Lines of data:
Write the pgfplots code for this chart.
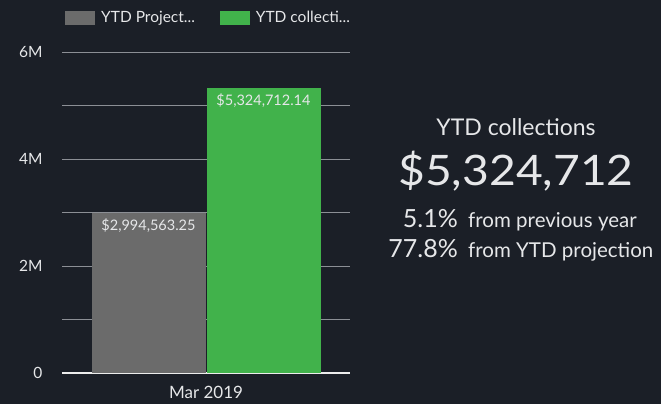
\documentclass[border=0pt]{standalone}
\usepackage{pgfplots}
\pgfplotsset{compat=1.18}
\usepackage{fontspec}
\setmainfont{Lato}
\definecolor{bg}{HTML}{1B1F27}
\definecolor{barGray}{HTML}{6B6B6B}
\definecolor{barGreen}{HTML}{41B24B}
\definecolor{gridc}{HTML}{8C8F95}
\definecolor{txt}{HTML}{E6E7E9}
\begin{document}
\begin{tikzpicture}[x=1bp,y=1bp]
\fill[bg] (0,0) rectangle (661,404);
\begin{axis}[
  at={(62bp,31bp)}, anchor=south west,
  scale only axis, width=288bp, height=321bp,
  xmin=0, xmax=1, ymin=0, ymax=6000000,
  axis line style={draw=none},
  major tick length=0pt, minor tick length=0pt,
  ytick={2000000,4000000,6000000},
  yticklabels={2M,4M,6M},
  minor ytick={1000000,3000000,5000000},
  extra y ticks={0}, extra y tick labels={0},
  extra y tick style={grid=major, major grid style={draw=white!85!gray, line width=1.3pt}},
  ymajorgrids, yminorgrids,
  major grid style={draw=gridc, line width=0.9pt},
  minor grid style={draw=gridc, line width=0.9pt},
  xtick={0.5}, xticklabels={Mar 2019},
  scaled y ticks=false,
  yticklabel style={anchor=east, xshift=-16bp, font=\fontsize{15.5bp}{17bp}\selectfont, text=txt},
  xticklabel style={yshift=-10bp, font=\fontsize{17bp}{19bp}\selectfont, text=txt},
  legend style={at={(0,1.1059)}, anchor=west, draw=none, fill=none,
    font=\fontsize{15.5bp}{17bp}\selectfont, text=txt, legend columns=2,
    /tikz/every odd column/.style={column sep=4bp},
    /tikz/every even column/.style={column sep=23bp}},
  legend image code/.code={\fill[#1] (0bp,-7bp) rectangle (30bp,7bp);},
  nodes near coords,
  point meta=explicit symbolic,
  every node near coord/.append style={anchor=north, yshift=-2bp, text=txt, font=\fontsize{14.5bp}{16bp}\selectfont},
]
\addplot[ybar, bar width=114bp, bar shift=-57.5bp, fill=barGray, draw=none,
  every node near coord/.append style={xshift=-57.5bp}]
  coordinates {(0.5,2994563.25) [\$2,994,563.25]};
\addlegendentry{YTD Project...}
\addplot[ybar, bar width=114bp, bar shift=57.5bp, fill=barGreen, draw=none,
  every node near coord/.append style={xshift=57.5bp}]
  coordinates {(0.5,5324712.14) [\$5,324,712.14]};
\addlegendentry{YTD collecti...}
\end{axis}
\node[anchor=base, text=txt, font=\fontsize{23bp}{26bp}\selectfont, inner sep=0pt] at (516,404-135) {YTD collections};
\node[anchor=base, text=txt, font=\fontsize{42bp}{46bp}\selectfont, inner sep=0pt, xscale=1.1] at (516,404-185) {\$5,324,712};
\node[anchor=base east, text=txt, font=\fontsize{25bp}{28bp}\selectfont, inner sep=0pt] at (458,404-227) {5.1\%};
\node[anchor=base west, text=txt, font=\fontsize{20.5bp}{22bp}\selectfont, inner sep=0pt] at (468,404-227) {from previous year};
\node[anchor=base east, text=txt, font=\fontsize{25bp}{28bp}\selectfont, inner sep=0pt] at (458,404-257) {77.8\%};
\node[anchor=base west, text=txt, font=\fontsize{20.5bp}{22bp}\selectfont, inner sep=0pt] at (468,404-257) {from YTD projection};
\end{tikzpicture}
\end{document}
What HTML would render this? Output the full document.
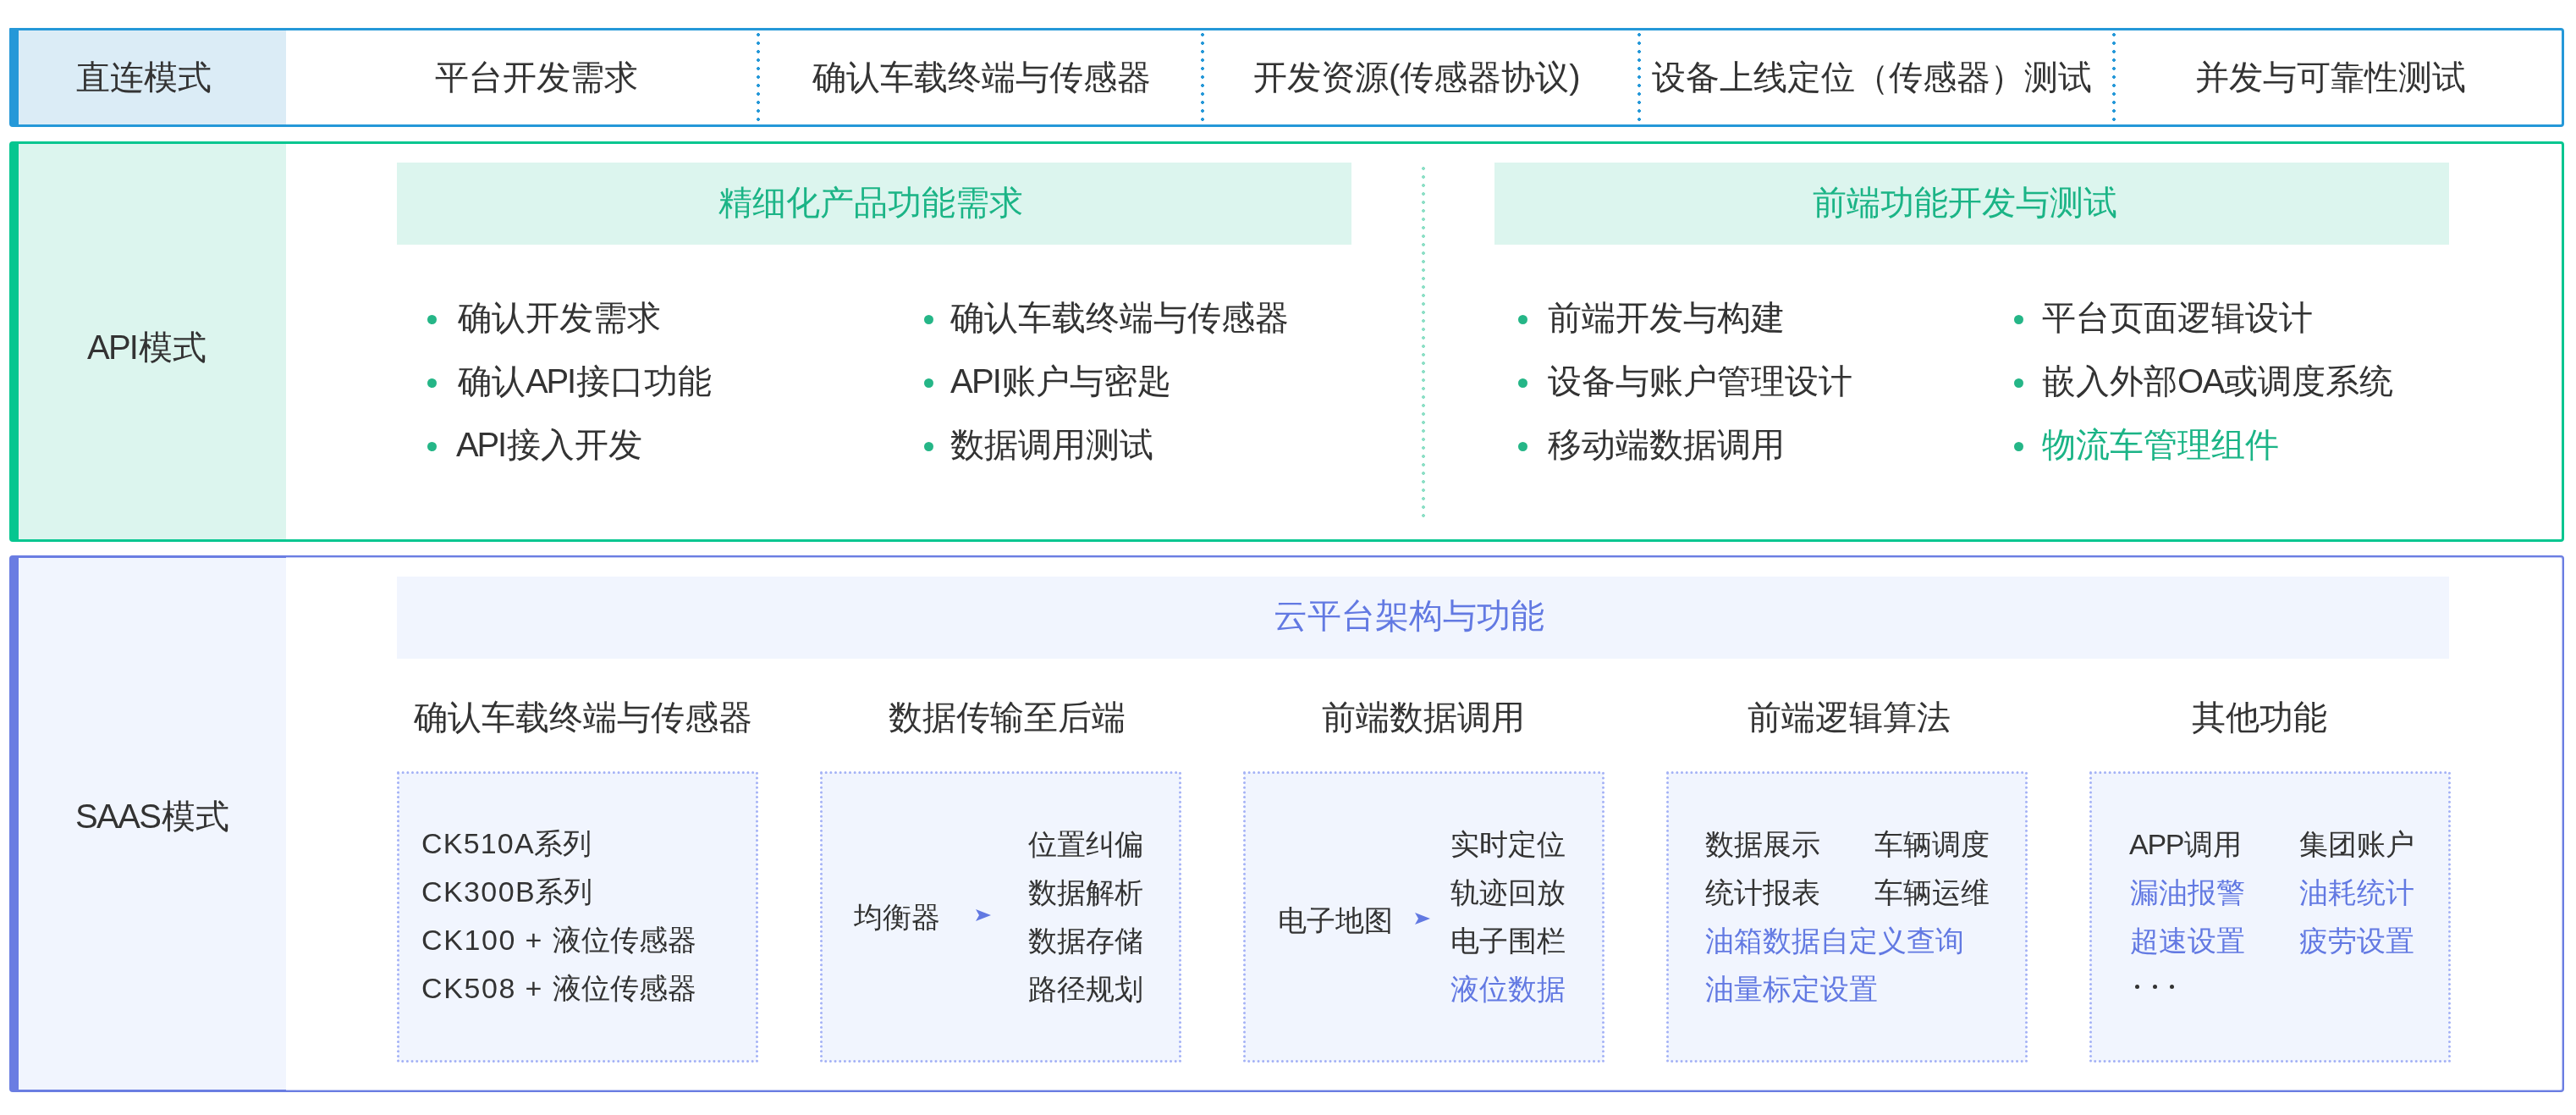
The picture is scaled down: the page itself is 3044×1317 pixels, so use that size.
<!DOCTYPE html>
<html>
<head>
<meta charset="utf-8">
<style>
html,body{margin:0;padding:0;}
body{width:3044px;height:1317px;background:#fff;position:relative;overflow:hidden;font-family:"Liberation Sans",sans-serif;color:#333;}
.a{position:absolute;}
.t{will-change:transform;position:absolute;white-space:nowrap;line-height:1;font-size:40px;font-weight:300;}
.s{font-size:34px;}
.g{color:#1bb486;}
.p{color:#6279e2;}
.box{position:absolute;left:11px;width:3019px;box-sizing:border-box;border:3px solid;border-left-width:11px;border-radius:4px;}
.vd{position:absolute;width:4px;background-size:4px 10px;background-repeat:repeat-y;}
.bul{position:absolute;width:11px;height:11px;border-radius:50%;background:#25b687;}
.db{position:absolute;top:911px;width:427px;height:344px;}
</style>
</head>
<body>
<!-- ===== Row 1: direct mode ===== -->
<div class="box" style="top:33px;height:117px;border-color:#2598d8;border-top-left-radius:1px;"></div>
<div class="a" style="left:22px;top:36px;width:316px;height:111px;background:#dbecf6;"></div>
<div class="vd" style="left:894px;top:39px;height:104px;background-image:radial-gradient(circle at 2px 2px,#2598d8 1.6px,rgba(37,152,216,0) 2.2px);"></div>
<div class="vd" style="left:1419px;top:39px;height:104px;background-image:radial-gradient(circle at 2px 2px,#2598d8 1.6px,rgba(37,152,216,0) 2.2px);"></div>
<div class="vd" style="left:1935px;top:39px;height:104px;background-image:radial-gradient(circle at 2px 2px,#2598d8 1.6px,rgba(37,152,216,0) 2.2px);"></div>
<div class="vd" style="left:2496px;top:39px;height:104px;background-image:radial-gradient(circle at 2px 2px,#2598d8 1.6px,rgba(37,152,216,0) 2.2px);"></div>

<div class="t" style="left:90px;top:71px;">直连模式</div>
<div class="t" style="left:514px;top:71px;">平台开发需求</div>
<div class="t" style="left:960px;top:71px;">确认车载终端与传感器</div>
<div class="t" style="left:1481px;top:71px;">开发资源(传感器协议)</div>
<div class="t" style="left:1952px;top:71px;">设备上线定位（传感器）测试</div>
<div class="t" style="left:2594px;top:71px;">并发与可靠性测试</div>

<!-- ===== Row 2: API mode ===== -->
<div class="box" style="top:167px;height:473px;border-color:#06c690;"></div>
<div class="a" style="left:22px;top:170px;width:316px;height:467px;background:#dcf5ee;"></div>
<div class="a" style="left:469px;top:192px;width:1128px;height:97px;background:#dcf5ee;"></div>
<div class="a" style="left:1766px;top:192px;width:1128px;height:97px;background:#dcf5ee;"></div>
<div class="vd" style="left:1680px;top:197px;height:416px;background-image:radial-gradient(circle at 2px 2px,#8ddfc6 1.6px,rgba(141,223,198,0) 2.2px);"></div>

<div class="t" style="left:103px;top:390px;"><span style="letter-spacing:-1.8px">AP</span>I模式</div>
<div class="t g" style="left:849px;top:219px;">精细化产品功能需求</div>
<div class="t g" style="left:2142px;top:219px;">前端功能开发与测试</div>

<div class="bul" style="left:505px;top:372px;"></div>
<div class="bul" style="left:505px;top:447px;"></div>
<div class="bul" style="left:505px;top:522px;"></div>
<div class="bul" style="left:1092px;top:372px;"></div>
<div class="bul" style="left:1092px;top:447px;"></div>
<div class="bul" style="left:1092px;top:522px;"></div>
<div class="bul" style="left:1794px;top:372px;"></div>
<div class="bul" style="left:1794px;top:447px;"></div>
<div class="bul" style="left:1794px;top:522px;"></div>
<div class="bul" style="left:2380px;top:372px;"></div>
<div class="bul" style="left:2380px;top:447px;"></div>
<div class="bul" style="left:2380px;top:522px;"></div>

<div class="t" style="left:541px;top:355px;">确认开发需求</div>
<div class="t" style="left:541px;top:430px;">确认<span style="letter-spacing:-2.2px">AP</span>I接口功能</div>
<div class="t" style="left:539px;top:505px;"><span style="letter-spacing:-2.2px">AP</span>I接入开发</div>
<div class="t" style="left:1123px;top:355px;">确认车载终端与传感器</div>
<div class="t" style="left:1123px;top:430px;"><span style="letter-spacing:-1.8px">AP</span>I账户与密匙</div>
<div class="t" style="left:1123px;top:505px;">数据调用测试</div>
<div class="t" style="left:1829px;top:355px;">前端开发与构建</div>
<div class="t" style="left:1829px;top:430px;">设备与账户管理设计</div>
<div class="t" style="left:1829px;top:505px;">移动端数据调用</div>
<div class="t" style="left:2413px;top:355px;">平台页面逻辑设计</div>
<div class="t" style="left:2413px;top:430px;">嵌入外部<span style="letter-spacing:-1.5px">OA</span>或调度系统</div>
<div class="t g" style="left:2413px;top:505px;">物流车管理组件</div>

<!-- ===== Row 3: SAAS mode ===== -->
<div class="box" style="top:656px;height:634px;border-color:#6a7de2;border-top-width:2px;border-right-width:2px;border-bottom-width:2px;box-shadow:inset 0 1px 0 rgba(106,125,226,0.4),inset -1px 0 0 rgba(106,125,226,0.4),inset 0 -1px 0 rgba(106,125,226,0.4);"></div>
<div class="a" style="left:22px;top:658px;width:316px;height:630px;background:#f1f5fe;border-top:1px solid #6a7de2;border-bottom:1px solid #6a7de2;box-sizing:border-box;"></div>
<div class="a" style="left:469px;top:681px;width:2425px;height:97px;background:#f1f5fe;"></div>

<div class="t" style="left:89px;top:944px;"><span style="letter-spacing:-1.6px">SAA</span>S模式</div>
<div class="t p" style="left:1505px;top:707px;">云平台架构与功能</div>

<div class="t" style="left:489px;top:827px;">确认车载终端与传感器</div>
<div class="t" style="left:1050px;top:827px;">数据传输至后端</div>
<div class="t" style="left:1562px;top:827px;">前端数据调用</div>
<div class="t" style="left:2065px;top:827px;">前端逻辑算法</div>
<div class="t" style="left:2590px;top:827px;">其他功能</div>

<svg class="db" style="left:469px;" width="427" height="344" viewBox="0 0 427 344"><rect x="1.5" y="1.5" width="424" height="341" fill="#f1f5fe" stroke="#a3b1f6" stroke-width="3" stroke-dasharray="0 5.664" stroke-linecap="round"/></svg>
<svg class="db" style="left:969px;" width="427" height="344" viewBox="0 0 427 344"><rect x="1.5" y="1.5" width="424" height="341" fill="#f1f5fe" stroke="#a3b1f6" stroke-width="3" stroke-dasharray="0 5.664" stroke-linecap="round"/></svg>
<svg class="db" style="left:1469px;" width="427" height="344" viewBox="0 0 427 344"><rect x="1.5" y="1.5" width="424" height="341" fill="#f1f5fe" stroke="#a3b1f6" stroke-width="3" stroke-dasharray="0 5.664" stroke-linecap="round"/></svg>
<svg class="db" style="left:1969px;" width="427" height="344" viewBox="0 0 427 344"><rect x="1.5" y="1.5" width="424" height="341" fill="#f1f5fe" stroke="#a3b1f6" stroke-width="3" stroke-dasharray="0 5.664" stroke-linecap="round"/></svg>
<svg class="db" style="left:2469px;" width="427" height="344" viewBox="0 0 427 344"><rect x="1.5" y="1.5" width="424" height="341" fill="#f1f5fe" stroke="#a3b1f6" stroke-width="3" stroke-dasharray="0 5.664" stroke-linecap="round"/></svg>

<!-- box 1 -->
<div class="t s" style="left:498px;top:979px;"><span style="letter-spacing:1.2px">CK510</span>A系列</div>
<div class="t s" style="left:498px;top:1036px;"><span style="letter-spacing:1.4px">CK300</span>B系列</div>
<div class="t s" style="left:498px;top:1093px;word-spacing:2.7px;"><span style="letter-spacing:1.6px">CK10</span>0 + 液位传感器</div>
<div class="t s" style="left:498px;top:1150px;word-spacing:2.7px;"><span style="letter-spacing:1.6px">CK50</span>8 + 液位传感器</div>
<!-- box 2 -->
<div class="t s" style="left:1009px;top:1066px;">均衡器</div>
<div class="t s" style="left:1215px;top:980px;">位置纠偏</div>
<div class="t s" style="left:1215px;top:1037px;">数据解析</div>
<div class="t s" style="left:1215px;top:1094px;">数据存储</div>
<div class="t s" style="left:1215px;top:1151px;">路径规划</div>
<!-- box 3 -->
<div class="t s" style="left:1510px;top:1070px;">电子地图</div>
<div class="t s" style="left:1714px;top:980px;">实时定位</div>
<div class="t s" style="left:1714px;top:1037px;">轨迹回放</div>
<div class="t s" style="left:1714px;top:1094px;">电子围栏</div>
<div class="t s p" style="left:1714px;top:1151px;">液位数据</div>
<!-- box 4 -->
<div class="t s" style="left:2015px;top:980px;">数据展示</div>
<div class="t s" style="left:2015px;top:1037px;">统计报表</div>
<div class="t s p" style="left:2015px;top:1094px;">油箱数据自定义查询</div>
<div class="t s p" style="left:2015px;top:1151px;">油量标定设置</div>
<div class="t s" style="left:2215px;top:980px;">车辆调度</div>
<div class="t s" style="left:2215px;top:1037px;">车辆运维</div>
<!-- box 5 -->
<div class="t s" style="left:2516px;top:980px;"><span style="letter-spacing:-1.3px">AP</span>P调用</div>
<div class="t s p" style="left:2517px;top:1037px;">漏油报警</div>
<div class="t s p" style="left:2517px;top:1094px;">超速设置</div>
<div class="t s" style="left:2717px;top:980px;">集团账户</div>
<div class="t s p" style="left:2717px;top:1037px;">油耗统计</div>
<div class="t s p" style="left:2717px;top:1094px;">疲劳设置</div>
<div class="a" style="left:2522.6px;top:1162.8px;width:5.6px;height:5.6px;border-radius:50%;background:#333;"></div>
<div class="a" style="left:2543.6px;top:1162.8px;width:5.6px;height:5.6px;border-radius:50%;background:#333;"></div>
<div class="a" style="left:2563.6px;top:1162.8px;width:5.6px;height:5.6px;border-radius:50%;background:#333;"></div>

<!-- arrows -->
<svg class="a" style="left:1153px;top:1074px;" width="18" height="14" viewBox="0 0 18 14"><path d="M0 0 L18 7 L0 14 L4 7 Z" fill="#6279e2"/></svg>
<svg class="a" style="left:1672px;top:1078px;" width="18" height="14" viewBox="0 0 18 14"><path d="M0 0 L18 7 L0 14 L4 7 Z" fill="#6279e2"/></svg>
</body>
</html>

Your objective: Copy out all lines where the word "scaled" appears.

Solution for this exercise:
  scaled y ticks=false,
The picture is scaled down: the page itself is 3044×1317 pixels, so use that size.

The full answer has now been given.